____ Supplied records

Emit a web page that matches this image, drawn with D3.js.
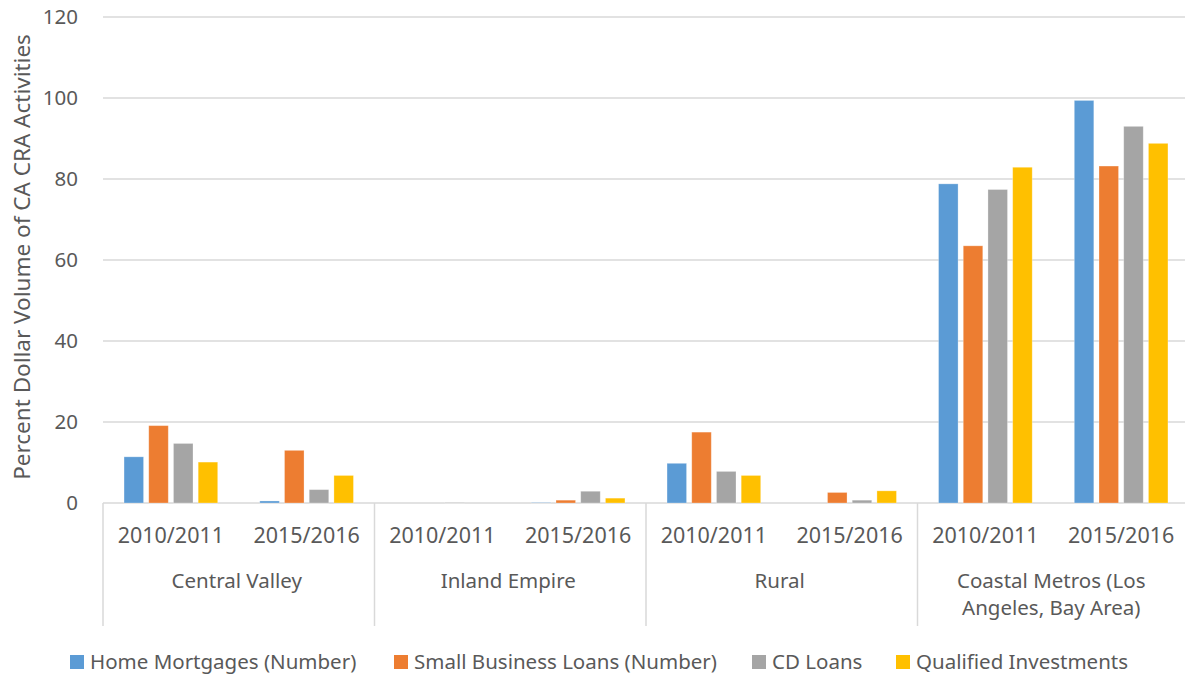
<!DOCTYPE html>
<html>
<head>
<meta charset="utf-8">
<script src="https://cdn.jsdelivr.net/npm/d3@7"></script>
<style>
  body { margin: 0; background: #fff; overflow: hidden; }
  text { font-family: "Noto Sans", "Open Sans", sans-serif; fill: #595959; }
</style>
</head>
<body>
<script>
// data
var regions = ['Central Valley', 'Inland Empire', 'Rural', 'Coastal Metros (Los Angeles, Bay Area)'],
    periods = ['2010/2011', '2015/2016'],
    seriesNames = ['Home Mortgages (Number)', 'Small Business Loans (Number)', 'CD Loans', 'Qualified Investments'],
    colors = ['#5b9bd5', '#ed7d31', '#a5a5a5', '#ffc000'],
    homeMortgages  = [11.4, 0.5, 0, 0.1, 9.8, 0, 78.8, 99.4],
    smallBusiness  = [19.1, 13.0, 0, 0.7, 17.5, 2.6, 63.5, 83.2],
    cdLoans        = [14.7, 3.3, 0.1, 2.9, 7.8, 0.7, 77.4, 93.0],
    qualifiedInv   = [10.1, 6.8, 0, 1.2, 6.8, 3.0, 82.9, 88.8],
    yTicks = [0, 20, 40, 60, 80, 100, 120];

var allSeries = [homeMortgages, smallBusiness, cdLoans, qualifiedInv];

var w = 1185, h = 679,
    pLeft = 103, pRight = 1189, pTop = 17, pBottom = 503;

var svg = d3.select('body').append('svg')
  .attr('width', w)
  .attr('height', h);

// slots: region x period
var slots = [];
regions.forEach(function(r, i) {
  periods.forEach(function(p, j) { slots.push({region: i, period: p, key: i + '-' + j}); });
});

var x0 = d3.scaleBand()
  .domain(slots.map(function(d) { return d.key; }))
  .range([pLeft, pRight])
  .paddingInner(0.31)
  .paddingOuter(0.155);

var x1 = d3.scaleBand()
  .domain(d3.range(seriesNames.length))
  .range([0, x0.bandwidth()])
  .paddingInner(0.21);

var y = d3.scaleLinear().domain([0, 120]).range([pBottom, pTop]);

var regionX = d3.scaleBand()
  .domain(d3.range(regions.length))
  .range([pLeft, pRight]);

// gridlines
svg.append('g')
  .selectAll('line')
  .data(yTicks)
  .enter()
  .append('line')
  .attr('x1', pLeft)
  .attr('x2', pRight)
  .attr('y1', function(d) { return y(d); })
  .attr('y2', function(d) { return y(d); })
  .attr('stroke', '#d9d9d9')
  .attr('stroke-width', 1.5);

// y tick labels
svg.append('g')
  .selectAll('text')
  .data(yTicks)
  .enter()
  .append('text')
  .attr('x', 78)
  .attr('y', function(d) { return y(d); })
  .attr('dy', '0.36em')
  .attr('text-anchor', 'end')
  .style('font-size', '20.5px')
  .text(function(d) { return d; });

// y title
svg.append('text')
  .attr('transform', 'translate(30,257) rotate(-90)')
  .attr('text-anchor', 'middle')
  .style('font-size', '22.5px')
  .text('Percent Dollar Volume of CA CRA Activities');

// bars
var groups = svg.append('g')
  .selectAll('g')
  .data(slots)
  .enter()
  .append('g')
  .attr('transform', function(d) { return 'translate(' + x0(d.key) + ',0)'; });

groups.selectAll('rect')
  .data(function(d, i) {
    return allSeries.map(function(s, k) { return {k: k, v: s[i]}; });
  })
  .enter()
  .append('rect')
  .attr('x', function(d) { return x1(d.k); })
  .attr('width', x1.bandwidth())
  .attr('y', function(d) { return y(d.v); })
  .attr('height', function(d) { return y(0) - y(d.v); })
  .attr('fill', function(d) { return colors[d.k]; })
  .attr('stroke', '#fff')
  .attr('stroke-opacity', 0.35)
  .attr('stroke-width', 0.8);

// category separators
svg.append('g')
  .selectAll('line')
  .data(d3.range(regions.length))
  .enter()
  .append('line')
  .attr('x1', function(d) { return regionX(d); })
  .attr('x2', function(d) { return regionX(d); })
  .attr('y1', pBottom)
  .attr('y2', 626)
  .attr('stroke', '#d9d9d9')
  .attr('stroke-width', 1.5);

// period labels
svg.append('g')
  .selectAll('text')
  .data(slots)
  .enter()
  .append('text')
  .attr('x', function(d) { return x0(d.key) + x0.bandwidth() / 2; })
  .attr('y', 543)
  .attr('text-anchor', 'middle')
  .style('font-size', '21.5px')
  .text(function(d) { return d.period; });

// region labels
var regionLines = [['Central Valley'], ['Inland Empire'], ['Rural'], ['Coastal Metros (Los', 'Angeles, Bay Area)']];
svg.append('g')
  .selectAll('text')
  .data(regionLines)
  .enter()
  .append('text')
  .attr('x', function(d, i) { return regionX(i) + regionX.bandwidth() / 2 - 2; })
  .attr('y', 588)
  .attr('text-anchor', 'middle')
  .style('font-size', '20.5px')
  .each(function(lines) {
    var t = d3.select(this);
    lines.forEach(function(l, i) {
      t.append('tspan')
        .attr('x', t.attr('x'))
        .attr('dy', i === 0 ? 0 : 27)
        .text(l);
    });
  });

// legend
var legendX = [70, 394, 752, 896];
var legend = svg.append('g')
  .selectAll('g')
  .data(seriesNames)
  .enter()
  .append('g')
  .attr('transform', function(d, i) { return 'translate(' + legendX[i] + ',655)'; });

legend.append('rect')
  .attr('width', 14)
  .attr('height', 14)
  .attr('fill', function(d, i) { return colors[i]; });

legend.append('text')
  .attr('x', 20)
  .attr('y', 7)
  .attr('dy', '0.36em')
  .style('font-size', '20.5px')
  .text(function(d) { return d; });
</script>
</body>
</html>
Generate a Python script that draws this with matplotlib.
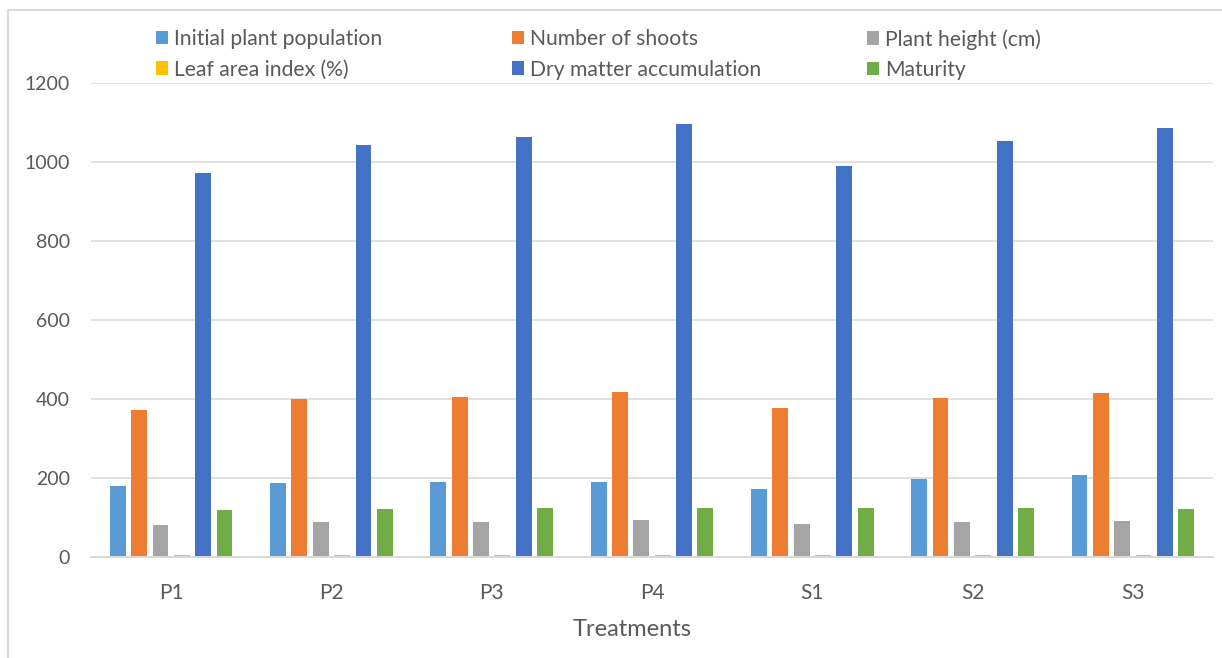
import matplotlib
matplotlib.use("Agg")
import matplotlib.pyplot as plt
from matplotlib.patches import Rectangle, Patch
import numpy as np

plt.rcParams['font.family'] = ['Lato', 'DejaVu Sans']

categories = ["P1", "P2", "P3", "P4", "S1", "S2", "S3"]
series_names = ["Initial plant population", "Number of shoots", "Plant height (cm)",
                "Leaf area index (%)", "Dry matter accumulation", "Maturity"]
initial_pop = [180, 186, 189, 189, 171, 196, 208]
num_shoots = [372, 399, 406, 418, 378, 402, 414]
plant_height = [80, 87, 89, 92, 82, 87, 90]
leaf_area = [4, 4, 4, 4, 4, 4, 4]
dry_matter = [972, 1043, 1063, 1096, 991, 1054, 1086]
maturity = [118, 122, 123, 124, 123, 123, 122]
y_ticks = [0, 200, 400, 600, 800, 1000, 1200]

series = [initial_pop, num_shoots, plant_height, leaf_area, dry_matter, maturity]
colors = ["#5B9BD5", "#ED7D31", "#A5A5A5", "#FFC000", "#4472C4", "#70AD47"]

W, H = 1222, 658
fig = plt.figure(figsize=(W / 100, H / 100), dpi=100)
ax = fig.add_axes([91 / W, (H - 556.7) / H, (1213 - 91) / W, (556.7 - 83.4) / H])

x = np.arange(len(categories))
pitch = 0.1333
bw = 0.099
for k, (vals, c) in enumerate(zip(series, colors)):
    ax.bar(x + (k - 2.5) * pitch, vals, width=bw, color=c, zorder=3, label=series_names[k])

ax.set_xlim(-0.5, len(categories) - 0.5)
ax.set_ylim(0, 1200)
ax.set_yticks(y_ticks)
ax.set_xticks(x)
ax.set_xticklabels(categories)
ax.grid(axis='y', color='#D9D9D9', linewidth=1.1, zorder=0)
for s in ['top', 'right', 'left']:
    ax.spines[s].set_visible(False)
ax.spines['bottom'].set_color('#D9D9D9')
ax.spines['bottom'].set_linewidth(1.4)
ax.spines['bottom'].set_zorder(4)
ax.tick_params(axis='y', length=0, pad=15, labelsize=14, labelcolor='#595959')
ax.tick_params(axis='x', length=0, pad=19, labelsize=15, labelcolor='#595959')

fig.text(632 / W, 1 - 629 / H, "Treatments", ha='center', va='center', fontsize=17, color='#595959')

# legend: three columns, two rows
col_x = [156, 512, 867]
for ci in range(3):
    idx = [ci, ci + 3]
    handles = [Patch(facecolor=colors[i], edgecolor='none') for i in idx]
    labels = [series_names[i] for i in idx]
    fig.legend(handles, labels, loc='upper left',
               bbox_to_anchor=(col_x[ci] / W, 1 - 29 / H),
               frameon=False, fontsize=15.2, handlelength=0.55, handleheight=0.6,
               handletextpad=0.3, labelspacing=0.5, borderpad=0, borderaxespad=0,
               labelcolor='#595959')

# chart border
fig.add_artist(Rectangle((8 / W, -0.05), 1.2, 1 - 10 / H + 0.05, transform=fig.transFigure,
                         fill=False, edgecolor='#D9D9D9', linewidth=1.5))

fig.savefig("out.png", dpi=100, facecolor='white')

________

## Request
Set down exactly the lines above, from the line containing "Generate a Python" through the line containing "ax.bar(x + (k". Skip the pictures.

## Complete answer
Generate a Python script that draws this with matplotlib.
import matplotlib
matplotlib.use("Agg")
import matplotlib.pyplot as plt
from matplotlib.patches import Rectangle, Patch
import numpy as np

plt.rcParams['font.family'] = ['Lato', 'DejaVu Sans']

categories = ["P1", "P2", "P3", "P4", "S1", "S2", "S3"]
series_names = ["Initial plant population", "Number of shoots", "Plant height (cm)",
                "Leaf area index (%)", "Dry matter accumulation", "Maturity"]
initial_pop = [180, 186, 189, 189, 171, 196, 208]
num_shoots = [372, 399, 406, 418, 378, 402, 414]
plant_height = [80, 87, 89, 92, 82, 87, 90]
leaf_area = [4, 4, 4, 4, 4, 4, 4]
dry_matter = [972, 1043, 1063, 1096, 991, 1054, 1086]
maturity = [118, 122, 123, 124, 123, 123, 122]
y_ticks = [0, 200, 400, 600, 800, 1000, 1200]

series = [initial_pop, num_shoots, plant_height, leaf_area, dry_matter, maturity]
colors = ["#5B9BD5", "#ED7D31", "#A5A5A5", "#FFC000", "#4472C4", "#70AD47"]

W, H = 1222, 658
fig = plt.figure(figsize=(W / 100, H / 100), dpi=100)
ax = fig.add_axes([91 / W, (H - 556.7) / H, (1213 - 91) / W, (556.7 - 83.4) / H])

x = np.arange(len(categories))
pitch = 0.1333
bw = 0.099
for k, (vals, c) in enumerate(zip(series, colors)):
    ax.bar(x + (k - 2.5) * pitch, vals, width=bw, color=c, zorder=3, label=series_names[k])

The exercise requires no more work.